Pulmonary Compliance Following Open-Heart Surgery and Its Relationship to Ventilation and Gas Exchange
Pulmonary function was studied preoperatively and postoperatively in 71 patients undergoing 41 open-heart operations, ten thoracic operations not requiring cardiopulmonary bypass, ten intra-abdominal, and ten peripheral procedures. After operation total respiratory compliance was significantly reduced below the preoperative value for ten days in the open-heart group. Decreases of lesser degree and of shorter duration were noted in the thoracic and intra-abdominal patients with no significant reduction in the peripheral cases. Tidal volume decreased proportionately to the decrease in compliance, and respiratory rate increased, while total ventilation usually remained the same or was slightly increased.
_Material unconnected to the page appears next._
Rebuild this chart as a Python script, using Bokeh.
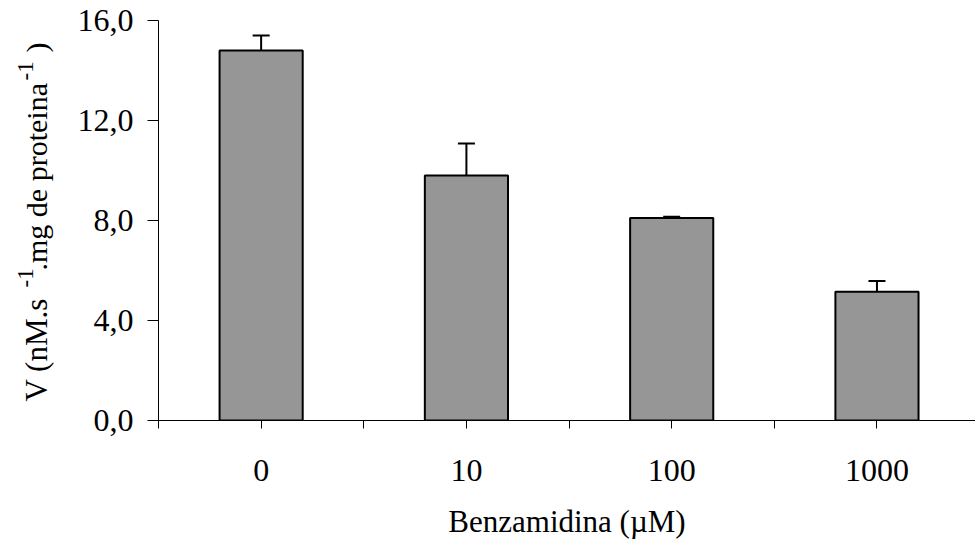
import math
from bokeh.plotting import figure
from bokeh.layouts import row
from bokeh.models import Range1d, FixedTicker, Whisker, TeeHead, ColumnDataSource
from bokeh.core.properties import value
from bokeh.embed import file_html
from bokeh.resources import INLINE

categories = ["0", "10", "100", "1000"]
values = [14.8, 9.8, 8.1, 5.15]
errors = [0.6, 1.28, 0.05, 0.43]
y_ticks = [0, 4, 8, 12, 16]
y_tick_labels = ["0,0", "4,0", "8,0", "12,0", "16,0"]
x_title = "Benzamidina (\u00b5M)"
y_title_texts = ["V (nM.s", "-1", ".mg de proteina", "-1", ")"]
y_title_is_sup = [False, True, False, True, False]
y_title_sizes = [31, 23, 30, 23, 30]

FONT = "Liberation Serif"

LEFT_W = 60
W, H = 975, 545
TOP, BOTTOM = 20, 125
FRAME_BOTTOM = H - BOTTOM

# ---- y title panel (left strip); its frame is aligned with the main frame ----
lf = figure(width=LEFT_W, height=H, output_backend="svg", toolbar_location=None,
            x_range=Range1d(0, LEFT_W), y_range=Range1d(0, H - TOP - BOTTOM),
            x_axis_type=None, y_axis_type=None,
            min_border_left=0, min_border_right=0,
            min_border_top=TOP, min_border_bottom=BOTTOM)
lf.outline_line_color = None
lf.xgrid.visible = False
lf.ygrid.visible = False
lf.background_fill_color = "white"
lf.border_fill_color = "white"

# start (canvas px from top) of each piece along the rotated line, and anchor column
starts_px = [401, 287, 270, 80, 52]
for txt, sup, size, st in zip(y_title_texts, y_title_is_sup, y_title_sizes, starts_px):
    lf.text(x=[25 if sup else 36], y=[FRAME_BOTTOM - st], text=[txt], angle=math.pi / 2,
            text_font=value(FONT), text_font_size=f"{size}px",
            text_color="black", text_align="left", text_baseline="alphabetic")

# ---- main chart ----
xs = list(range(len(categories)))
src = ColumnDataSource(dict(x=xs, top=values, upper=[v + e for v, e in zip(values, errors)]))

p = figure(width=W - LEFT_W, height=H, output_backend="svg", toolbar_location=None,
           x_range=Range1d(-0.5, 3.48), y_range=Range1d(0, 16),
           min_border_left=158 - LEFT_W, min_border_right=0,
           min_border_top=TOP, min_border_bottom=BOTTOM)
p.outline_line_color = None
p.xgrid.visible = False
p.ygrid.visible = False
p.background_fill_color = "white"
p.border_fill_color = "white"

p.vbar(x="x", top="top", bottom=0, width=0.405, source=src,
       fill_color="#969696", line_color="black", line_width=2)

w = Whisker(base="x", lower="top", upper="upper", source=src,
            line_color="black", line_width=2,
            upper_head=TeeHead(size=17, line_color="black", line_width=2),
            lower_head=None)
p.add_layout(w)

ya = p.yaxis[0]
ya.ticker = FixedTicker(ticks=y_ticks, minor_ticks=[])
ya.major_label_overrides = {t: l for t, l in zip(y_ticks, y_tick_labels)}
ya.major_tick_out = 11
ya.major_tick_in = 0
ya.minor_tick_out = 0
ya.minor_tick_in = 0
ya.major_label_standoff = 14
ya.axis_line_color = "black"
ya.major_tick_line_color = "black"
ya.major_label_text_font = FONT
ya.major_label_text_font_size = "32px"
ya.major_label_text_color = "black"

xa = p.xaxis[0]
xa.ticker = FixedTicker(ticks=xs, minor_ticks=[-0.5, 0.5, 1.5, 2.5, 3.5])
xa.major_label_overrides = {i: c for i, c in zip(xs, categories)}
xa.major_tick_out = 8
xa.major_tick_in = 0
xa.minor_tick_out = 8
xa.minor_tick_in = 0
xa.minor_tick_line_color = "black"
xa.major_tick_line_color = "black"
xa.axis_line_color = "black"
xa.major_label_standoff = 31
xa.major_label_text_font = FONT
xa.major_label_text_font_size = "32px"
xa.major_label_text_color = "black"
xa.axis_label = x_title
xa.axis_label_text_font = FONT
xa.axis_label_text_font_size = "31px"
xa.axis_label_text_font_style = "normal"
xa.axis_label_text_color = "black"
xa.axis_label_standoff = 20

layout = row(lf, p, spacing=0)
open("out.html", "w").write(file_html(layout, INLINE))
Oxygen uptake was significantly increased after open-heart operations, and there was a significant negative correlation between oxygen uptake and compliance. Abnormal venous admixture, not corrected by oxygen inhalation, was observed after cardiopulmonary bypass with a return to preoperative level coinciding with that of compliance. Cardiac output did not correlate with any other measurement.
The data suggest that the postoperative breathing pattern after open-heart surgery is a compensatory adjustment to decreased compliance and that reduced compliance is one of the causes of the increased work of breathing and oxygen demands after open-heart surgery.
- © 1967 American Heart Association, Inc.